For this exercise, output only the lines between the "What TikZ code" line and the "(ar1.west |- exp.east);" line, both of them included, and skip all pictures.
-- Start Data shown --
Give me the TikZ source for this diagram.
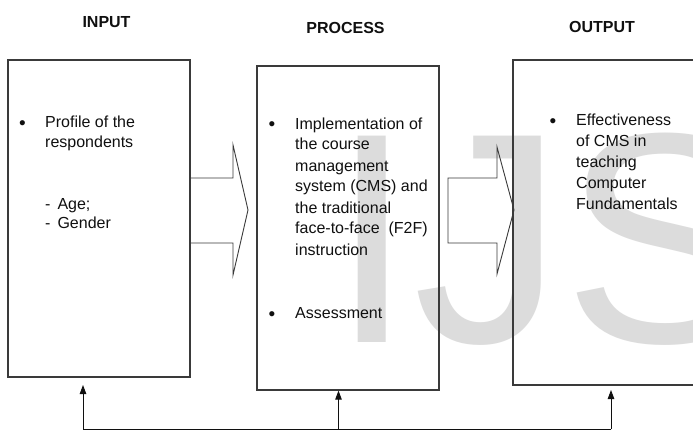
\documentclass[tikz,border=0pt]{standalone}
\usepackage{fontspec}
\setmainfont{Liberation Sans}
\setsansfont{Liberation Sans}
\usetikzlibrary{arrows.meta}
\definecolor{boxline}{HTML}{3A3A3A}
\definecolor{txt}{HTML}{101010}
\definecolor{wm}{HTML}{DCDCDC}
\tikzset{
  panel/.style={draw=boxline, line width=1.2pt, inner sep=0pt},
  head/.style={font=\fontsize{16}{16}\selectfont\bfseries, text=txt, inner sep=0pt, anchor=base},
  body/.style={font=\fontsize{16}{21}\selectfont, text=txt, inner sep=0pt, anchor=base west, align=left},
  bul/.style={font=\fontsize{19}{19}\selectfont, text=txt, inner sep=0pt, anchor=base},
  blockarrow/.style={draw=boxline, line width=0.9pt, line join=miter},
  fb/.style={draw=txt, line width=0.9pt},
  fbtip/.style={fb, -{Triangle[length=9pt,width=6.5pt]}}
}
\begin{document}
\begin{tikzpicture}[x=1pt,y=-1pt]
\clip (0,0) rectangle (693,430);
\fill[white] (0,0) rectangle (693,430);
% watermark
\node[font=\fontsize{300}{300}\selectfont, text=wm, inner sep=0pt, anchor=base west] (wmk) at (330,342) {IJS};
% headers
\node[head] (hin) at (106.5,28) {INPUT};
\node[head] (hpr) at (345.5,34) {PROCESS};
\node[head] (hout) at (602,33) {OUTPUT};
% boxes
\node[panel, minimum width=182pt, minimum height=317pt] (in) at (99,218.5) {};
\node[panel, minimum width=182pt, minimum height=324pt] (pr) at (348,228) {};
\node[panel, minimum width=190pt, minimum height=325pt] (out) at (608,222.5) {};
% block arrows
\draw[blockarrow] (190,178) -- (233,178) -- (233,145) -- (248,210) -- (233,275) -- (233,243) -- (190,243);
\draw[blockarrow] (448,178) -- (497,178) -- (497,147) -- (514,210) -- (497,274) -- (497,243) -- (448,243) -- cycle;
% input text (anchor = baseline of the last line)
\node[bul] (b1) at (22.5,130) {•};
\node[body, font=\fontsize{16}{20}\selectfont] (t1) at (45,148) {Profile of the\\respondents};
\node[body, font=\fontsize{16}{19}\selectfont] (t2) at (45,229) {-\hspace{7pt}Age;\\-\hspace{7pt}Gender};
% process text
\node[bul] (b2) at (272,131) {•};
\node[body] (t3) at (295,255) {Implementation of\\the course\\management\\system (CMS) and\\the traditional\\face-to-face\ \ (F2F)\\instruction};
\node[bul] (b3) at (272,320) {•};
\node[body] (t4) at (295,318) {Assessment};
% output text
\node[bul] (b4) at (553,128) {•};
\node[body] (t5) at (576,210) {Effectiveness\\of CMS in\\teaching\\Computer\\Fundamentals};
% feedback loop
\coordinate (fbL) at (83,429);
\coordinate (fbM) at (338.5,429);
\coordinate (fbR) at (611,429);
\coordinate (tipL) at (83,385);
\coordinate (tipR) at (611,390);
\draw[fb] (fbL) -- (fbR);
\draw[fbtip] (fbL) -- (tipL);
\draw[fbtip] (fbM) -- (fbM |- pr.south);
\draw[fbtip] (fbR) -- (tipR);
\end{tikzpicture}
\end{document}
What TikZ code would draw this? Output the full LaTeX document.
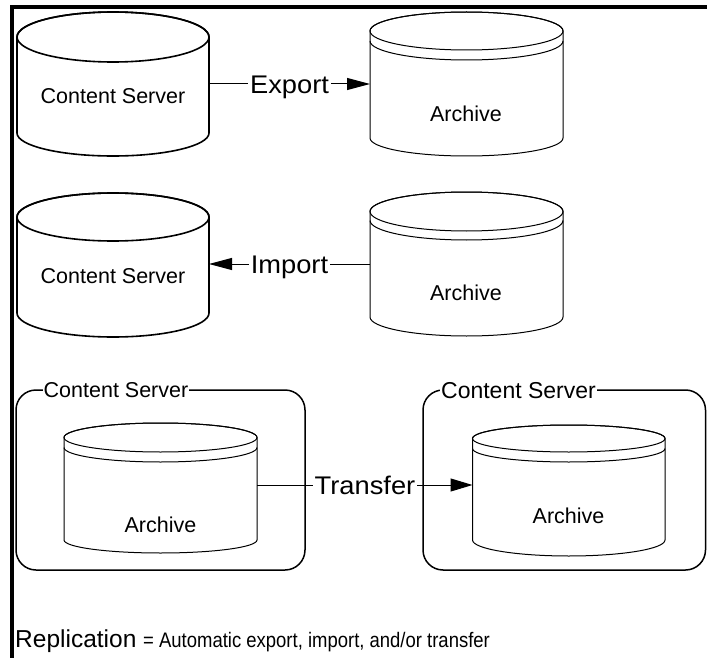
\documentclass[tikz,border=0pt]{standalone}
\usepackage{fontspec}
\setmainfont{Liberation Sans}
\newfontfamily\lblfont[FakeStretch=1.07]{Liberation Sans}
\newfontfamily\notefont[FakeStretch=0.88]{Liberation Sans}
\usetikzlibrary{arrows.meta}
\newcommand\cylshape[7]{%
  \pgfmathsetmacro\cylrx{(#2-#1)/2}%
  \pgfmathsetmacro\cylcx{(#2+#1)/2}%
  \draw[#7,fill=white] (#1,-#4) -- (#1,-#3) arc[start angle=180,end angle=0,x radius=\cylrx,y radius=#5] -- (#2,-#4) arc[start angle=0,end angle=-180,x radius=\cylrx,y radius=#6] -- cycle;
  \draw[#7] (\cylcx,-#3) ellipse[x radius=\cylrx,y radius=#5];
}
\newcommand\cylband[5]{%
  \pgfmathsetmacro\cylrx{(#2-#1)/2}%
  \draw[#5] (#1,-#3) arc[start angle=180,end angle=360,x radius=\cylrx,y radius=#4];
}
\begin{document}
\begin{tikzpicture}[x=1pt,y=1pt,
  thickline/.style={line width=1.6pt},
  thinline/.style={line width=1pt},
  body/.style={inner sep=0pt,outer sep=0pt,draw=none},
  cstext/.style={font=\fontsize{21.5}{21.5}\selectfont,inner sep=0pt,text height=15.4pt,text depth=0pt},
  lbl/.style={font=\lblfont\fontsize{25.5}{25.5}\selectfont,inner xsep=2pt,inner ysep=0pt,text height=18.2pt,text depth=0pt},
  boxlbl/.style={fill=white,inner xsep=1pt,inner ysep=1pt,text height=15.4pt,text depth=0pt},
  srvbox/.style={draw,line width=1.5pt,rounded corners=20pt,inner sep=0pt},
  conn/.style={line width=1pt},
  tip/.style={-{Triangle[length=23pt,width=12pt]}}
]
\useasboundingbox (0,0) rectangle (707,-658);
% frame
\draw[line width=3.5pt] (12,-658) -- (12,-7) -- (707,-7);

% row 1
\cylshape{17}{209}{37}{133}{25}{23}{thickline}
\node[body,minimum width=192pt,minimum height=96pt] (cs1) at (113,-85) {};
\node[cstext] (cs1t) at (113,-96) {Content Server};
\cylshape{370}{563}{31}{138}{19}{18}{thinline}
\cylband{370}{563}{41}{19}{thinline}
\node[body,minimum width=193pt,minimum height=106pt] (ar1) at (466.5,-84.5) {};
\node[cstext] (ar1t) at (466,-113.5) {Archive};
\node[lbl] (exp) at (289.5,-84) {Export};
\draw[conn] (cs1.east |- exp.west) -- (exp.west);
\draw[conn,tip] (exp.east) -- (ar1.west |- exp.east);

% row 2
\cylshape{17}{209}{217}{313}{24}{24}{thickline}
\node[body,minimum width=192pt,minimum height=96pt] (cs2) at (113,-265) {};
\node[cstext] (cs2t) at (113,-275.5) {Content Server};
\cylshape{370}{563}{211.5}{317}{19.5}{19}{thinline}
\cylband{370}{563}{220.5}{19.5}{thinline}
\node[body,minimum width=193pt,minimum height=105pt] (ar2) at (466.5,-264) {};
\node[cstext] (ar2t) at (466,-292.5) {Archive};
\node[lbl] (imp) at (289.5,-264) {Import};
\draw[conn,tip] (imp.west) -- (cs2.east |- imp.west);
\draw[conn] (ar2.west |- imp.east) -- (imp.east);

% row 3
\node[srvbox,minimum width=289pt,minimum height=180pt] (box1) at (160.5,-480) {};
\node[boxlbl,font=\fontsize{21.5}{21.5}\selectfont] (box1t) at (116,-390) {Content Server};
\cylshape{64}{257}{437.5}{540}{14.5}{13}{thinline}
\cylband{64}{257}{447.5}{14.5}{thinline}
\node[body,minimum width=193pt,minimum height=102pt] (ar3) at (160.5,-486) {};
\node[cstext] (ar3t) at (160.5,-525) {Archive};

\node[srvbox,minimum width=282.5pt,minimum height=180pt] (box2) at (564.25,-480) {};
\node[boxlbl,font=\fontsize{23}{23}\selectfont,text height=16.5pt] (box2t) at (518.5,-390) {Content Server};
\cylshape{472.5}{665}{438.5}{540}{13.5}{16}{thinline}
\cylband{472.5}{665}{448.5}{13.5}{thinline}
\node[body,minimum width=192.5pt,minimum height=102pt] (ar4) at (568.75,-486) {};
\node[cstext] (ar4t) at (568.5,-515.5) {Archive};

\node[lbl] (trf) at (365,-485) {Transfer};
\draw[conn] (ar3.east |- trf.west) -- (trf.west);
\draw[conn,-{Triangle[length=22pt,width=13pt]}] (trf.east) -- (ar4.west |- trf.east);

% note
\node[anchor=base west,inner sep=0pt] (note) at (15,-647) {\fontsize{24.5}{24.5}\selectfont Replication {\notefont\fontsize{21}{21}\selectfont = Automatic export, import, and/or transfer}};
\end{tikzpicture}
\end{document}
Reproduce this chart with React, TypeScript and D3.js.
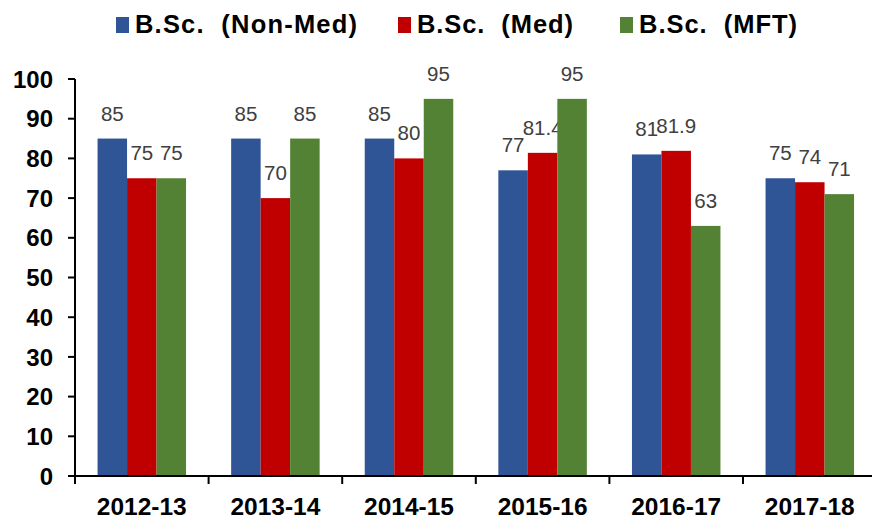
import React from "react";
import * as d3 from "d3";

const categories = ["2012-13", "2013-14", "2014-15", "2015-16", "2016-17", "2017-18"];
const seriesNames = ["B.Sc.  (Non-Med)", "B.Sc.  (Med)", "B.Sc.  (MFT)"];
const nonMed = [85, 85, 85, 77, 81, 75];
const med = [75, 70, 80, 81.4, 81.9, 74];
const mft = [75, 85, 95, 95, 63, 71];
const seriesValues = [nonMed, med, mft];
const colors = ["#2F5597", "#C00000", "#548235"];
const yTicks = [0, 10, 20, 30, 40, 50, 60, 70, 80, 90, 100];

const W = 872;
const H = 519;

export default function App() {
  const x = d3.scaleBand<string>().domain(categories).range([75, 75 + 133.6 * 6]).paddingInner(0).paddingOuter(0);
  const inner = d3.scaleBand<number>().domain([0, 1, 2]).range([0, 88.5]);
  const groupOffset = (x.bandwidth() - 88.5) / 2;
  const y = d3.scaleLinear().domain([0, 100]).range([476, 79]);

  const legendX = [116, 398, 620];
  const legendLen = [222, 156, 158];

  return (
    <svg width={W} height={H} style={{ position: "absolute", left: 0, top: 0, background: "#fff" }}
      fontFamily="'Liberation Sans', Arial, sans-serif">
      {/* legend */}
      {seriesNames.map((name, i) => (
        <g key={name}>
          <rect x={legendX[i]} y={17} width={13} height={16} fill={colors[i]} />
          <text x={legendX[i] + 19} y={33} fontSize={25.5} fontWeight="bold" fill="#000"
            textLength={legendLen[i]} lengthAdjust="spacing" style={{ whiteSpace: "pre" }}>
            {name}
          </text>
        </g>
      ))}

      {/* bars */}
      {categories.map((c, ci) => (
        <g key={c}>
          {seriesValues.map((vals, si) => {
            const bx = (x(c) as number) + groupOffset + (inner(si) as number);
            const v = vals[ci];
            return (
              <g key={si}>
                <rect x={bx} y={y(v)} width={inner.bandwidth()} height={y(0) - y(v)} fill={colors[si]} />
                <text x={bx + inner.bandwidth() / 2} y={y(v) - 18} textAnchor="middle" fontSize={20.5} fill="#404040">
                  {String(v)}
                </text>
              </g>
            );
          })}
        </g>
      ))}

      {/* y axis */}
      <line x1={75} x2={75} y1={y(100)} y2={y(0)} stroke="#000" strokeWidth={2} />
      {yTicks.map((t) => (
        <g key={t}>
          <line x1={68} x2={75} y1={y(t)} y2={y(t)} stroke="#000" strokeWidth={2} />
          <text x={53} y={y(t)} dy="0.36em" textAnchor="end" fontSize={24} fontWeight="bold" fill="#000">
            {t}
          </text>
        </g>
      ))}

      {/* x axis */}
      <line x1={68} x2={W} y1={y(0)} y2={y(0)} stroke="#000" strokeWidth={2} />
      {categories.map((c) => (
        <line key={"t" + c} x1={(x(c) as number)} x2={(x(c) as number)} y1={y(0)} y2={y(0) + 8} stroke="#000" strokeWidth={2} />
      ))}
      {categories.map((c) => (
        <text key={"l" + c} x={(x(c) as number) + x.bandwidth() / 2} y={515} textAnchor="middle" fontSize={24.5} fontWeight="bold" fill="#000">
          {c}
        </text>
      ))}
    </svg>
  );
}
-- End Data shown --
**Final result:**
What TikZ code would draw this? Output the full LaTeX document.
\documentclass[tikz,border=0pt]{standalone}
\usepackage{fontspec}
\setmainfont{Liberation Sans}
\newfontfamily\lblfont[FakeStretch=1.07]{Liberation Sans}
\newfontfamily\notefont[FakeStretch=0.88]{Liberation Sans}
\usetikzlibrary{arrows.meta}
\newcommand\cylshape[7]{%
  \pgfmathsetmacro\cylrx{(#2-#1)/2}%
  \pgfmathsetmacro\cylcx{(#2+#1)/2}%
  \draw[#7,fill=white] (#1,-#4) -- (#1,-#3) arc[start angle=180,end angle=0,x radius=\cylrx,y radius=#5] -- (#2,-#4) arc[start angle=0,end angle=-180,x radius=\cylrx,y radius=#6] -- cycle;
  \draw[#7] (\cylcx,-#3) ellipse[x radius=\cylrx,y radius=#5];
}
\newcommand\cylband[5]{%
  \pgfmathsetmacro\cylrx{(#2-#1)/2}%
  \draw[#5] (#1,-#3) arc[start angle=180,end angle=360,x radius=\cylrx,y radius=#4];
}
\begin{document}
\begin{tikzpicture}[x=1pt,y=1pt,
  thickline/.style={line width=1.6pt},
  thinline/.style={line width=1pt},
  body/.style={inner sep=0pt,outer sep=0pt,draw=none},
  cstext/.style={font=\fontsize{21.5}{21.5}\selectfont,inner sep=0pt,text height=15.4pt,text depth=0pt},
  lbl/.style={font=\lblfont\fontsize{25.5}{25.5}\selectfont,inner xsep=2pt,inner ysep=0pt,text height=18.2pt,text depth=0pt},
  boxlbl/.style={fill=white,inner xsep=1pt,inner ysep=1pt,text height=15.4pt,text depth=0pt},
  srvbox/.style={draw,line width=1.5pt,rounded corners=20pt,inner sep=0pt},
  conn/.style={line width=1pt},
  tip/.style={-{Triangle[length=23pt,width=12pt]}}
]
\useasboundingbox (0,0) rectangle (707,-658);
% frame
\draw[line width=3.5pt] (12,-658) -- (12,-7) -- (707,-7);

% row 1
\cylshape{17}{209}{37}{133}{25}{23}{thickline}
\node[body,minimum width=192pt,minimum height=96pt] (cs1) at (113,-85) {};
\node[cstext] (cs1t) at (113,-96) {Content Server};
\cylshape{370}{563}{31}{138}{19}{18}{thinline}
\cylband{370}{563}{41}{19}{thinline}
\node[body,minimum width=193pt,minimum height=106pt] (ar1) at (466.5,-84.5) {};
\node[cstext] (ar1t) at (466,-113.5) {Archive};
\node[lbl] (exp) at (289.5,-84) {Export};
\draw[conn] (cs1.east |- exp.west) -- (exp.west);
\draw[conn,tip] (exp.east) -- (ar1.west |- exp.east);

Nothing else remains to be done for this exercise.